同じでも、皆、違っている。
(続き)
他所様の人形写真をSNSで見るのが好きだった。
美しい衣装を着せてもらっている人形が、私の持っているものと同一の人形であったりすると、それだけで嬉しかった。
どこか知らない場所で、誰かと幸せな時間を過ごしている。
この美しい人もSNSでたくさんの画像に出合う。こんな感じにも撮れるのか_そんな思いで眺めていたものだが、誰が撮っても同じという評を耳にした。
シャッターを押しただけなのに自分の腕が上がった気にさせてくれる人。それでいて確固とした個性を感じさせる表現者_そんな意味での言葉だったのだろうか。しかし、言葉の響きに違和感があった。

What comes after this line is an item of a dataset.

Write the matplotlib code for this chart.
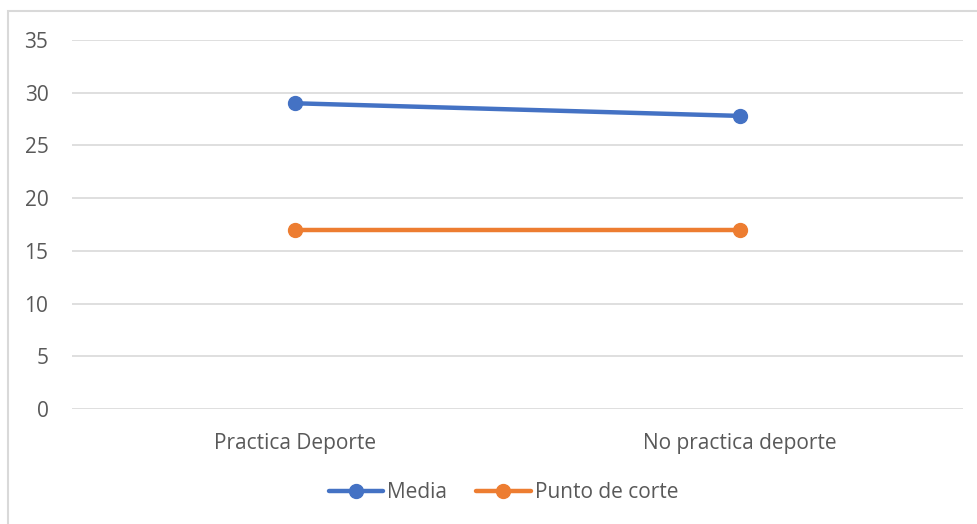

一人の人間が、いつでも同じ顔、同じ雰囲気だというのはありえない。大量生産された人形でも、一緒に時間を過ごせば、別の顔を見せるようになる。球体関節人形の作家本人でさえ見たことがなかったという表情。そんな感想を幾つか目にしたこともある。
まして生きている人間なら。…
誰が撮っても同じということはないだろう。
凡そ一年前に撮影した画像を手にしている様子。刻々と移り変わる表情。
同じ日の同じ撮影であっても新しい発見が続く。
しなやかに身を躍らせる柔軟さ。いつまでも流されず、そこにあり続ける強さ。
そんな場面を切り取ることを願ってシャッターを押し、息を吞む。